The amendments contained in our previous report will apply from 1 January 2018 (but, according to the Law and Circular, from 14 June 2018, for the 5-percent withholding tax). 

As a reminder, in GMS Flash Alert 2017-073 (21 April 2017), we reported on Greece’s Law 4446/2016, which amended the country’s tax system providing for: (i) a person’s tax-exempt income to be linked to the minimal value of spending he or she undertakes via electronic means; (ii) the postponement of capital gains tax on real estate sales (which was further extended up to 31 December 2018 according to Law 4509/2017); and (iii) modifications to the taxable benefit-in-kind related to company cars.2  

In this GMS Flash Alert, we provide additional details about the 5-percent withholding and the tax-free income linked to the minimum value of expenses a taxpayer incurs.

WHY THIS MATTERS

The method of assessing individual income tax has changed significantly in Greece, taking into account an individual’s expenses via electronic means to determine his or her tax-free income before a tax liability arises.  Moreover, the 5-percent withholding tax is intended to help ensure that at least a minimal amount of tax is captured from those that get paid on a daily-wage basis.
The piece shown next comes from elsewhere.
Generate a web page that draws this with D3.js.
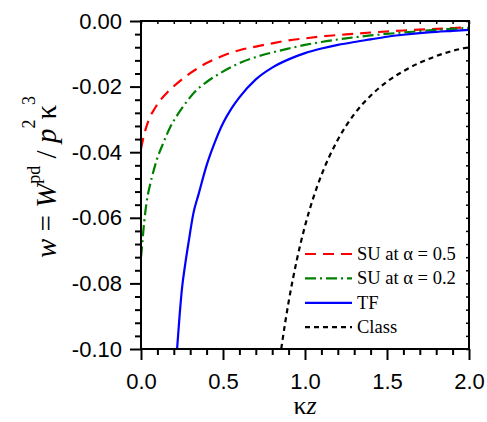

These measures could impact a taxpayer by raising or lowering his or her tax burden depending on the particular facts and circumstances.

Tax-Free Amount Related to Expenses

(refer to GMS Flash Alert 2017-073, 21 April 2017) 

As of 1 January 2017, what is deemed tax-free income is linked to a minimum value of expenses that a taxpayer incurs (provided that payment is effected by electronic means) depending on the individuals’ level of income.  Tax-free income has been linked to a minimum value of expenses as a means of combatting tax evasion in Greece, especially in light of the level of non-reported cash transactions.  Electronic payments include using any debit, credit, or other kind of charge cards, e-banking, etc. (where no cash payments are involved) to pay for a good or service. 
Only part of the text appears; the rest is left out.